Do the Right Thing, Cerrito, Thursday, 9:30
It’s been far too long since I’ve seen Spike Lee’s masterpiece, which I suspect would get an A or even an A+ if I were to see it again. Unfortunately, with a 9:30 starting time on a weeknight, I doubt I’ll catch it this week.
Dragon Inn, Opera Plaza, Shattuck, opens Friday
This was the first Hong Kong action movie I ever saw. It blew me away. But that was a long time ago. It’s considered a classic, and has just received a new 4K restoration.
Ultimate ’90s Sing-Along, New Mission, Thursday, 7:45
This “Sing-Along Dance Party” promises to present “the best music videos of the ’90s for “singing along with, jumping around to, and awkwardly slow dancing next to your grade school crush to.”
Mother’s Day at the Lark, Lark, Sunday
The Lark will screen three movies about mothers on Sunday. The festivities start at 1:00 with the Sing-along version of Mama Mia! Your singing voice is probably better than Pierce Brosnan’s. I give this one a D+. Places In the Heart screens at 4:00; I haven’t seen this one. Pedro Almodóvar’s All About My Mother, plays at 7:00. I haven’t seen this in years, but I remember liking it. Separate admissions.
Enter the Dragon, various CineMark Theaters, Sunday, 2:00; Wednesday, 2:00 & 7:00)
I haven’t seen this movie in years, and while I liked it when I saw it, I was never a real big fan. This is the flick that brought the martial arts genre to America, and made Bruce Lee famous on this side of the Pacific, even if he didn’t live to enjoy the fame. Look closely to catch Jackie Chan as an extra.
A+ The Adventures of Robin Hood, Stanford, Friday through Sunday
Not every masterpiece needs to provide a deep understanding of the human condition; some are just plain fun. And none more so than this 1938 Errol Flynn swashbuckler. For 102 minutes, you get to live in a world where virtue–graceful, witty, rebellious, good-looking, and wholeheartedly romantic virtue–triumphs completely over grim-faced tyranny. Flynn was no actor, but no one could match him for handling a sword, a beautiful woman, or a witty line, all while wearing tights. The great supporting cast includes Olivia de Havilland, Basil Rathbone, and Technicolor–a name that really meant something special in 1938. Read my A+ essay. On a double bill with The Strawberry Blonde.

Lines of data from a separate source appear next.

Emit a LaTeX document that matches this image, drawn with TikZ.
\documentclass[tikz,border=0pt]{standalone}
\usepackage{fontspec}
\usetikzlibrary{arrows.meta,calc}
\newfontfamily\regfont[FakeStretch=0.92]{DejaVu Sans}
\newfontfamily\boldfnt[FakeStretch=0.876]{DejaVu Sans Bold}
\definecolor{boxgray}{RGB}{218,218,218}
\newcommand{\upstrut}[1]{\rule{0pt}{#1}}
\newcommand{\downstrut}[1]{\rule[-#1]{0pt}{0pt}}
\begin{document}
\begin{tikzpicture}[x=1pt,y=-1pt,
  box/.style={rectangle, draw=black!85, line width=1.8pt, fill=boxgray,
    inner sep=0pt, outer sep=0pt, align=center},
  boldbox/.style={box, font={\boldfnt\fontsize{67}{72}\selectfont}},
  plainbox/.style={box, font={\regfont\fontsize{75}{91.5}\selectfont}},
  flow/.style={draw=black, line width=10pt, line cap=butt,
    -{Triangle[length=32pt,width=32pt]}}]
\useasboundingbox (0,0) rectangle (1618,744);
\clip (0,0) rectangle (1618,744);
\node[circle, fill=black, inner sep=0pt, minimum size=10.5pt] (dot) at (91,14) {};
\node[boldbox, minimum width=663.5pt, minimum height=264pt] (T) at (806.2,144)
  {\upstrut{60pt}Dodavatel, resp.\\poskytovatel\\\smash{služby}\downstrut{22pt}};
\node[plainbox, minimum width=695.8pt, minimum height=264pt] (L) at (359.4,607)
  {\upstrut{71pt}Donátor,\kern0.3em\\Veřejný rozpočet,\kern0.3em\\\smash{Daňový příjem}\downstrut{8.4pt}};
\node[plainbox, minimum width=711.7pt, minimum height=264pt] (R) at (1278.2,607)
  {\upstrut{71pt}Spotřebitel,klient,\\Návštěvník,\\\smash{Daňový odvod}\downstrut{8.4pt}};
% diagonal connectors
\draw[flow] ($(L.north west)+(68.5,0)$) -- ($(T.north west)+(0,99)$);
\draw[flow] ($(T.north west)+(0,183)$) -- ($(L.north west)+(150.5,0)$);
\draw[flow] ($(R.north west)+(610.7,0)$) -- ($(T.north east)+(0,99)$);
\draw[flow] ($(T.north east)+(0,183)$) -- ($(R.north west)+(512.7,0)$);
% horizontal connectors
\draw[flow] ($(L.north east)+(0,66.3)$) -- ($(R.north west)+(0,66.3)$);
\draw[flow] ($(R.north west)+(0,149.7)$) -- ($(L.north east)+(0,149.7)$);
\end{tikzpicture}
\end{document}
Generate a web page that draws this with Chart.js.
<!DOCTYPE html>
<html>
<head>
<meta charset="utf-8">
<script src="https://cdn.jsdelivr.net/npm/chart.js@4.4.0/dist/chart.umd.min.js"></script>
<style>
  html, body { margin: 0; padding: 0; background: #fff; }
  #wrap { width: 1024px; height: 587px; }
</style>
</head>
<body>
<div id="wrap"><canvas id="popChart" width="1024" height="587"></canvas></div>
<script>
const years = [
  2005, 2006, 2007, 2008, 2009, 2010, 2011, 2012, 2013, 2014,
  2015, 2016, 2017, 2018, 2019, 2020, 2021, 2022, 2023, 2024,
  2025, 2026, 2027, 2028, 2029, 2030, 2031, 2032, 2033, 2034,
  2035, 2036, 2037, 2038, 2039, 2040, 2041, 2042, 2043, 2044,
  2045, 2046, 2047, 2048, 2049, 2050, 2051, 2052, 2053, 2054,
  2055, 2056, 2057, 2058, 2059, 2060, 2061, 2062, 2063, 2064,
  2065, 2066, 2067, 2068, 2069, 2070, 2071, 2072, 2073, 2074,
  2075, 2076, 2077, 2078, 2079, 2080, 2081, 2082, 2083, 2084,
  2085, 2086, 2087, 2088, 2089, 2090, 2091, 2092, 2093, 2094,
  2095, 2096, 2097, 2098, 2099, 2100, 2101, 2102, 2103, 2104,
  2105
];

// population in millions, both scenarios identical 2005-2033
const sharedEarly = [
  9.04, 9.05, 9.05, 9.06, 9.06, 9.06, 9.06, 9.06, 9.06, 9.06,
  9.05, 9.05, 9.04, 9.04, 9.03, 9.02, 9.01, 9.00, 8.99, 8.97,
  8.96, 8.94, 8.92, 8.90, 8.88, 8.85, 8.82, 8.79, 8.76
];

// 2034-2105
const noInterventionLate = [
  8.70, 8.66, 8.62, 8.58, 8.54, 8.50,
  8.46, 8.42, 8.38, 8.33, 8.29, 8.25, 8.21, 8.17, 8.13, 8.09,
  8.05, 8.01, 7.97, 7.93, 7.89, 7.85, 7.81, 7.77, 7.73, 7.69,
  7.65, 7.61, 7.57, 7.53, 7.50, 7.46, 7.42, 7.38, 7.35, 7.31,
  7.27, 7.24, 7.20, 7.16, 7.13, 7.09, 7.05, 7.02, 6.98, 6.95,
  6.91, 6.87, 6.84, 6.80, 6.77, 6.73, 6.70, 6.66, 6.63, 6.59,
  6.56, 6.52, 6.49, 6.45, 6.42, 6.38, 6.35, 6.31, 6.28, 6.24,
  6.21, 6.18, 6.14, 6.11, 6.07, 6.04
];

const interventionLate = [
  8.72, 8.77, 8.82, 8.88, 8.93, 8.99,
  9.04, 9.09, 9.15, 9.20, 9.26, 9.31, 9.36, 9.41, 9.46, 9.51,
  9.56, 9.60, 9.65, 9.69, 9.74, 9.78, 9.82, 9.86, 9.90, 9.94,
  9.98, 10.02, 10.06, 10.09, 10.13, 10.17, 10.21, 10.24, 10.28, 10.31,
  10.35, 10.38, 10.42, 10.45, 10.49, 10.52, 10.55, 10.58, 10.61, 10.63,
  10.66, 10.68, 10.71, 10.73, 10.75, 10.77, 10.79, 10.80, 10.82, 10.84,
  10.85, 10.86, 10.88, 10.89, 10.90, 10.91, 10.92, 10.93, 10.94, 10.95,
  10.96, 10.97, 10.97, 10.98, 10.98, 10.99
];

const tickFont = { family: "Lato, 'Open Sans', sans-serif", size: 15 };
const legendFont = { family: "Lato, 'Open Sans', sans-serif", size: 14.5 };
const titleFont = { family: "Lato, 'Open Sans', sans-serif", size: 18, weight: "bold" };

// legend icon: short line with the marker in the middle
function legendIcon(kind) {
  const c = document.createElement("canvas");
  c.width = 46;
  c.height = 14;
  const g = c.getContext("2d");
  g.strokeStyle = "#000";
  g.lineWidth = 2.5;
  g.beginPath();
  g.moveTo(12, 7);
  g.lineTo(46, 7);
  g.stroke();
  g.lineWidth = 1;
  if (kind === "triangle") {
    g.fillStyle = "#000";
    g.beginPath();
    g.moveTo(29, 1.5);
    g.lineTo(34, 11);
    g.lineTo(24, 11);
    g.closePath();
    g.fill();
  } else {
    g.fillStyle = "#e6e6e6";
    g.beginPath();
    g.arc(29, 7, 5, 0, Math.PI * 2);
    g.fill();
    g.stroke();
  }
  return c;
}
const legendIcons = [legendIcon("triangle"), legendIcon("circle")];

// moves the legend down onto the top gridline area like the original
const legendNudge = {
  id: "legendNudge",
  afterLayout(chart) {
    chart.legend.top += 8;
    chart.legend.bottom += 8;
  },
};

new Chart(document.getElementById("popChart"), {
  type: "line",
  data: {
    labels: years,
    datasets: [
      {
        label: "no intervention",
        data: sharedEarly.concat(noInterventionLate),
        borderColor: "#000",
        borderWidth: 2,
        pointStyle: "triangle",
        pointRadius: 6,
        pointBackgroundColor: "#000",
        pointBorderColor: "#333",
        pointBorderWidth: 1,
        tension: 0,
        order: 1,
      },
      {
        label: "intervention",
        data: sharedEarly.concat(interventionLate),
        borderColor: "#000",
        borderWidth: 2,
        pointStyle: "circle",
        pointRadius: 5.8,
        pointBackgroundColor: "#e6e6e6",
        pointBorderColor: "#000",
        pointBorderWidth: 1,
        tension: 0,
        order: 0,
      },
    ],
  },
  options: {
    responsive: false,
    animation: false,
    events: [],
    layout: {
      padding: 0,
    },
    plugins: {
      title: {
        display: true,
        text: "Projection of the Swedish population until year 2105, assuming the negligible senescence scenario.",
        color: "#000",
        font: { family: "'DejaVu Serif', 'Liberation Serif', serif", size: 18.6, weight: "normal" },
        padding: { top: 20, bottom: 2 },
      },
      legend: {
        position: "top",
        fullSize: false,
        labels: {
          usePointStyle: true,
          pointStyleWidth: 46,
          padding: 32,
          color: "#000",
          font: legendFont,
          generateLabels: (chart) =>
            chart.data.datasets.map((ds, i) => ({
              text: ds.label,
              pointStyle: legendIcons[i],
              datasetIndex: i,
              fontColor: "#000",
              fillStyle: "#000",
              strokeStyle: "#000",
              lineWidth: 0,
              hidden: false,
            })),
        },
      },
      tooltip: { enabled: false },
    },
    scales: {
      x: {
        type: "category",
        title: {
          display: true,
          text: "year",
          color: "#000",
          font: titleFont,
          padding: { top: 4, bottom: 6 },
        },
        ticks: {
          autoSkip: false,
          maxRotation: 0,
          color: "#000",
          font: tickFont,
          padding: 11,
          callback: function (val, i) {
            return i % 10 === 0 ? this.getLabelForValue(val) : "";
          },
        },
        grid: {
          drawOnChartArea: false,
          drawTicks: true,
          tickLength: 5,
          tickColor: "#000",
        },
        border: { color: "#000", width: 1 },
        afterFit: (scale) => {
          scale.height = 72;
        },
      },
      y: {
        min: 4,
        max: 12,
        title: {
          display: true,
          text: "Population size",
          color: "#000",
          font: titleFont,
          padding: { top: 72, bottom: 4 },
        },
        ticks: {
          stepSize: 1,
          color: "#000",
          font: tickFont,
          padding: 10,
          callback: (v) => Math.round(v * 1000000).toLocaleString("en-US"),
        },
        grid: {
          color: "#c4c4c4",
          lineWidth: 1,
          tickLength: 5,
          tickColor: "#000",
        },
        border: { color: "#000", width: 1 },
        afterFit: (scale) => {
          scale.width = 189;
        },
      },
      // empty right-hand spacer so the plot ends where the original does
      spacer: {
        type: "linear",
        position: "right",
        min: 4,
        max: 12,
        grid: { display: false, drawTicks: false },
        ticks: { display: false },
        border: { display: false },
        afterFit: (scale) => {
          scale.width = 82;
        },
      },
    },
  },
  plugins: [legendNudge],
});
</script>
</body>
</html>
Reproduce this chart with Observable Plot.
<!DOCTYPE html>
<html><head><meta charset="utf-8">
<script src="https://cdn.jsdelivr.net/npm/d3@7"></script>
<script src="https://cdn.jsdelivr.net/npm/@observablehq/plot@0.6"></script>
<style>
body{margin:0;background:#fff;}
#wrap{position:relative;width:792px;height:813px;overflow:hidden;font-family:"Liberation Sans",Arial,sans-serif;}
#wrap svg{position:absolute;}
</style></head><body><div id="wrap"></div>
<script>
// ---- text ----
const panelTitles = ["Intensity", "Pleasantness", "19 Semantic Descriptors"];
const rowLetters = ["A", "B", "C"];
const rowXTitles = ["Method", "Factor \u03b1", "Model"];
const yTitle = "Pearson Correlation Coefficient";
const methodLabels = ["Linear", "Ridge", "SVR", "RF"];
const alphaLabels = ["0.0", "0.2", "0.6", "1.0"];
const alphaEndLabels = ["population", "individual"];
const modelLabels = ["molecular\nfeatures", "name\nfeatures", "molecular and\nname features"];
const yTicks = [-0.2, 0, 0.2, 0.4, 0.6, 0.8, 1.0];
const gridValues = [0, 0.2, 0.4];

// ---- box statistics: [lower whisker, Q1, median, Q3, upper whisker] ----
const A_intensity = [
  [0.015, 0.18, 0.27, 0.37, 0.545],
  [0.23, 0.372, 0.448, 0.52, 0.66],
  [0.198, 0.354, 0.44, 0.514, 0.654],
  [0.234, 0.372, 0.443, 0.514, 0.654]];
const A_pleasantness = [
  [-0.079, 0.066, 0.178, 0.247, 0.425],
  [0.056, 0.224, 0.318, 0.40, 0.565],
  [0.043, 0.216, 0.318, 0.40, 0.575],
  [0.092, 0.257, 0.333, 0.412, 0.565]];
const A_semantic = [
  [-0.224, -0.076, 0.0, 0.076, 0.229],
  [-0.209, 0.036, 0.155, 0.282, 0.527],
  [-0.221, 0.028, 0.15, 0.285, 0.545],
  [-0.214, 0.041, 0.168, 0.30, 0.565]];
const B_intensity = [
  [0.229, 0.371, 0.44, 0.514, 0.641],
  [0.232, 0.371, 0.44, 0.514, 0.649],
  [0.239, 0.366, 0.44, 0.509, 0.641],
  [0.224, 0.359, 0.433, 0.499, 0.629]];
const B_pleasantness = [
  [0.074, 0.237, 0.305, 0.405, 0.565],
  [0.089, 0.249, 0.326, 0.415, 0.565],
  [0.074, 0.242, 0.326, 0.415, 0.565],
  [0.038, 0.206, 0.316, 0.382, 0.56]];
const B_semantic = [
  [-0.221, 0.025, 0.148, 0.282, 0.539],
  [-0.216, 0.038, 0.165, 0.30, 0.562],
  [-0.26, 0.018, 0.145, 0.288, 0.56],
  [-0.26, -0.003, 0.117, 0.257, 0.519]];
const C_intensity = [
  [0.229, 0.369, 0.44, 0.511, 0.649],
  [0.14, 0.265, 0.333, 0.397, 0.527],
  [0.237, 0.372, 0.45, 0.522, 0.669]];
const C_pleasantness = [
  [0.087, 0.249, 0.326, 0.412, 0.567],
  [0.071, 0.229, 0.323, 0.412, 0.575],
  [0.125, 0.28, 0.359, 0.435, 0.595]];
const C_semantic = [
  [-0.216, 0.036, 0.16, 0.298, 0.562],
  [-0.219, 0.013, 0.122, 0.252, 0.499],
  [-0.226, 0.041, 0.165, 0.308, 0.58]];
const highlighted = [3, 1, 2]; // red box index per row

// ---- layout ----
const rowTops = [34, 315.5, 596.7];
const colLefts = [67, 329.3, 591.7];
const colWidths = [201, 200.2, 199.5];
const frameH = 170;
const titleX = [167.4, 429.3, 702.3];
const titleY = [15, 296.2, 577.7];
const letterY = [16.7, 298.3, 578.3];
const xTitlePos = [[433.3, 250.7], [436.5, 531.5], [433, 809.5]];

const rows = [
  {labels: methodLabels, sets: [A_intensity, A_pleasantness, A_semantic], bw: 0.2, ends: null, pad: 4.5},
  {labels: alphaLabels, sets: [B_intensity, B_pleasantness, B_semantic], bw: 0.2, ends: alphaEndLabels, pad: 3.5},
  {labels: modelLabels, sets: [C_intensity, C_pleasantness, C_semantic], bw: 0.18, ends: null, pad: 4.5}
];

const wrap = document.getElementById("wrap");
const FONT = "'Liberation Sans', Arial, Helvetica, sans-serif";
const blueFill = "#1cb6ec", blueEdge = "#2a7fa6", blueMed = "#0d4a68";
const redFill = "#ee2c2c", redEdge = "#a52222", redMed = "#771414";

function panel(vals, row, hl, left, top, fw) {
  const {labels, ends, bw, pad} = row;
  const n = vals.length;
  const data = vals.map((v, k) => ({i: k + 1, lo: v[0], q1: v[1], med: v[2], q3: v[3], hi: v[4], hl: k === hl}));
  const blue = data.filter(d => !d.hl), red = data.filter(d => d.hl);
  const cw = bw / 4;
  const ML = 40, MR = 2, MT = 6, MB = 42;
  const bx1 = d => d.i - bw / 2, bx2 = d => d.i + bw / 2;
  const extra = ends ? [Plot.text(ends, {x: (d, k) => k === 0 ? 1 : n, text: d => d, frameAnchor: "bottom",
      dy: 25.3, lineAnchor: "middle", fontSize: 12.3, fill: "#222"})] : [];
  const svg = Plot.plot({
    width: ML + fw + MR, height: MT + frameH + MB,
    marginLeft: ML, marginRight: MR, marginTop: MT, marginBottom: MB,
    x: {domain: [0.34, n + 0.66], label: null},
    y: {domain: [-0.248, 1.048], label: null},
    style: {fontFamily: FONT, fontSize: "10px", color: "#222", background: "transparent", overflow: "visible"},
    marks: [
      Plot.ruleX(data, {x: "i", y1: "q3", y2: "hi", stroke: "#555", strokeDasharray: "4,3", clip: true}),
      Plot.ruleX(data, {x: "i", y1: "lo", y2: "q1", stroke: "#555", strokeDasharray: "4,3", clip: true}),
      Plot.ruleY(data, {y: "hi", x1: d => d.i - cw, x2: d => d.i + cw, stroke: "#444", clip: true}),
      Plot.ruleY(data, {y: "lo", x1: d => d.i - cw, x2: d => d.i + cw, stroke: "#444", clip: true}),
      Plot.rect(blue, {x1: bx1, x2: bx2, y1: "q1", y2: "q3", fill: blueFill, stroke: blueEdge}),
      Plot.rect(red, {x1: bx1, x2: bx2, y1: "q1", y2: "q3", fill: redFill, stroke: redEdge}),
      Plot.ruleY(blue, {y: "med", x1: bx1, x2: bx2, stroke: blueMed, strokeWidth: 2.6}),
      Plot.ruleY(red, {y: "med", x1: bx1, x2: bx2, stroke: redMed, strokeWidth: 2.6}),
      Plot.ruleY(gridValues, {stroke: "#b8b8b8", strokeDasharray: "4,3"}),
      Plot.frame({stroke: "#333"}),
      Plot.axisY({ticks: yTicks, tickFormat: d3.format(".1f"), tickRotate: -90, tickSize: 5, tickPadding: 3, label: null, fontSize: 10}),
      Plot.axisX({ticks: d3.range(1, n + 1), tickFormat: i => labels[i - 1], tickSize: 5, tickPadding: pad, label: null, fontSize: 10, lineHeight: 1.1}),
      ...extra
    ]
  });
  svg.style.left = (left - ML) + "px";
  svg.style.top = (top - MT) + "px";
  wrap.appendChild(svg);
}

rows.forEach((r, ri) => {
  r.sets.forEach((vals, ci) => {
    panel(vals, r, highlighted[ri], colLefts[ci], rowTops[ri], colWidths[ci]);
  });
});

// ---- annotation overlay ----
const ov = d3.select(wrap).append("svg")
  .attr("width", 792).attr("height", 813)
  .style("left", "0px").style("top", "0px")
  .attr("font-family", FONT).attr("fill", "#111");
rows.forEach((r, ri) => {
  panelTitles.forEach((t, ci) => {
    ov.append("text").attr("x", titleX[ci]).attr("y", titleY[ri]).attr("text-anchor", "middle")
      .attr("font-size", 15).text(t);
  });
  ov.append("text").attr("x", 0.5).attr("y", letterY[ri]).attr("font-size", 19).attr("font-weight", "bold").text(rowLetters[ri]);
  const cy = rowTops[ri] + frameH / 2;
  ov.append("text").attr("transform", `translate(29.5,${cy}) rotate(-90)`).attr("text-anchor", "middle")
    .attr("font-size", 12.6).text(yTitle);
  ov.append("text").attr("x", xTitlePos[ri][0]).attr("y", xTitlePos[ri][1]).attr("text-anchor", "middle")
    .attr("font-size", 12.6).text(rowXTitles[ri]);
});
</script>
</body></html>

A Boogie Nights, Roxie, Saturday
Writer/director Paul Thomas Anderson’s epic tale of pornographers with delusions of talent provides us with several heart-wrenching characters, from Mark Wahlberg’s nice, well-endowed, but not-too-bright young man to Julianne Moore’s porn queen/mother hen. Set in the late 70s and early 80s, Boogle Nights tracks porn’s fall from gutter chic to soulless video. The excellent cast also includes Heather Graham, Don Cheadle, Burt Reynolds, William H. Macy, and Philip Seymour Hoffman. On a double bill with The Last Days of Disco, which I really need to see.
B+ The Miracle Worker, Castro, Tuesday
As Annie Sullivan, Anne Bancroft plays the proud and determined young teacher to perfection. But it’s the very young Patty Duke who gets the juicier part, even without dialog, as Helen Keller. Let’s face it: even if it wasn’t based on a true story that everyone knows, it would still be predictable. But so what? It’s still a touching story. On a very strange Patty Duke memorial double bill with Valley of the Dolls.